Algoritmos en tu vida
En la pequeña experiencia con la que arrancamos el artículo, hay un algoritmo que nos ayuda a encontrar un sitio reservado en un autobús, y también otro que consulta los datos acumulados a partir de las compras realizadas previamente en el súper y ayuda a que no se nos olvide nada. No solo repite nuestros hábitos: al estar basado en la idea de “aprendizaje” tiene en cuenta datos como el tiempo que hace (si es caluroso es probable que nos apetezca un zumo) o qué día de la semana es. Por eso es capaz de predecir qué artículos quiero llevarme a casa justamente yo y justamente hoy.

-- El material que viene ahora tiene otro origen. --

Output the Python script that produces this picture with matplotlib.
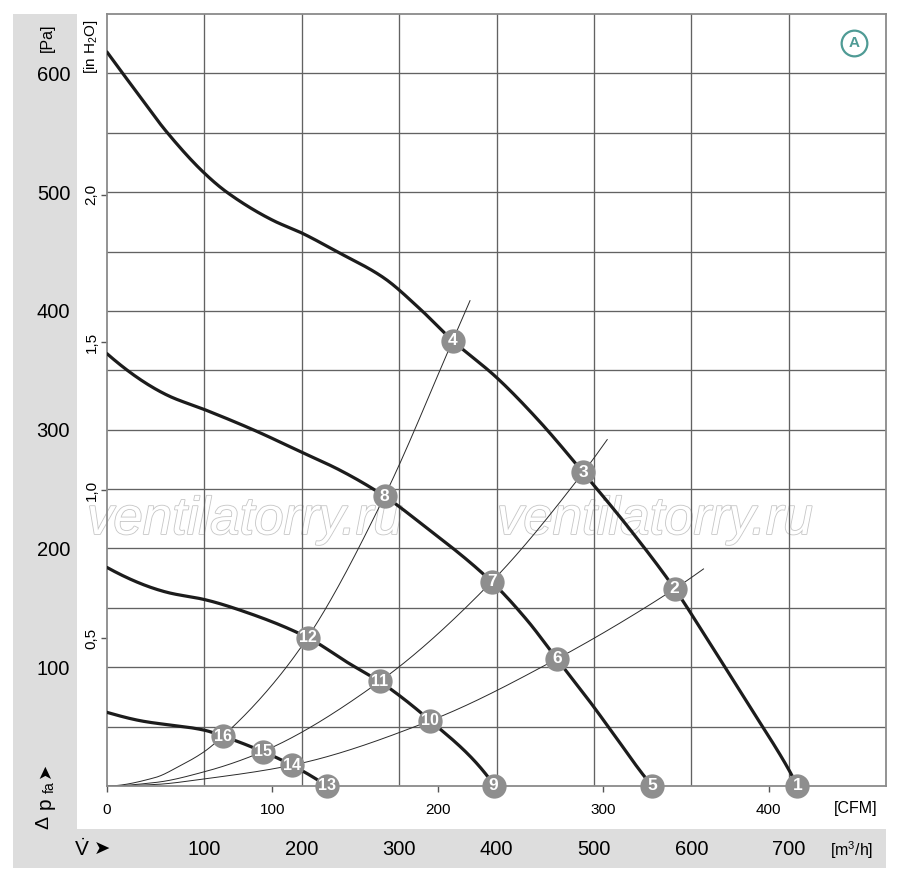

Para lograrlo necesitan incorporar algo denominado aprendizaje automático: ningún programador humano les dice cuál es la relación entre los datos y el resultado. Hoy la lista de la compra es una y mañana será otra.
Dentro de este tipo están los algoritmos recomendadores. Empezaron precisamente en las páginas web de compras, sobre todo de música y libros, y sugerían nuevas compras a partir de las ya realizadas. Además de eso, como son sitios con muchos usuarios registrados, incorporan información de otros clientes: todos conocemos la frase “otras personas también compraron…”.
De servidores a amos
Mientras, sin haberlo pensado, otro algoritmo ha analizado mis últimas conversaciones y ha visto que mostraba interés por jugar unas partidas en casa con mis amistades, en torno a una mesa, compartiendo esos refrescos. En este caso, el algoritmo ha hecho algo que quizá no esperábamos: me ha servido el “contenido” que cree que voy a comprar, aunque no tenga relación directa con mis hábitos.
Como conoce mis conversaciones además de mis gustos, porque puede examinar mis perfiles en redes, está en condiciones de ponerme a tiro este producto. Y quizá luego otro. Y luego otro. Ya sabemos cómo funciona TikTok o cualquier canal de noticias: nos sirven lo que queremos antes de que sepamos que lo queremos.
Afortunadamente, he conseguido salir de la tienda a tiempo, y me dará tiempo a ver la serie. Ya desde 2010 empezaron a difundirse otro tipo de algoritmos: los que llamamos generativos. Estos permiten crear nuevas realidades a partir de la experiencia de muchísimos usuarios de redes y otras fuentes de información.
Es muy conocido que libros, películas y hasta bulos y mentiras se pueden crear de esta manera.
En estas cuatro posibilidades hemos visto tipos distintos de algoritmos. Pero ahora es cuando deberíamos contestar a la pregunta: ¿para qué sirven?
Está claro que al final del día he tenido satisfacciones: he llegado más rápido a mi destino y el autobús sabía el sitio que necesitaba. El supermercado me ha atendido al momento y he visto mi serie. Pero ¿cuál es el precio?
Renunciar a decidir
Algunos estudios han realizado experimentos que demuestran que una de las funciones de los algoritmos es decidir por nosotros. Decidir nos estresa, por eso, muchas veces preferimos delegar esa tarea. Esto tiene su peligro porque las herramientas que parecen gratuitas tienen en realidad la finalidad de hacer ganar dinero a las empresas que están detrás. Así que son una manera de publicidad sin anuncios, y el algoritmo sirve justo para eso, para que compremos más.
Además, hay otra zona de oscuridad: si obtenemos satisfacción con poco esfuerzo, seguro que caemos en bucle. Cuando más nos dan, más queremos. Pero esto ya no es tan utópico, porque causa adicción. Un famoso experimento con ratas comprobó la fuerza que puede tener un estímulo placentero.
Por tanto, cuando queramos saber para qué sirven los algoritmos, preguntémonos también: ¿cuáles me sirven a mí y cuáles a otros? Tal vez convenga pensar quién es la rata del experimento antes de deslizar el dedo.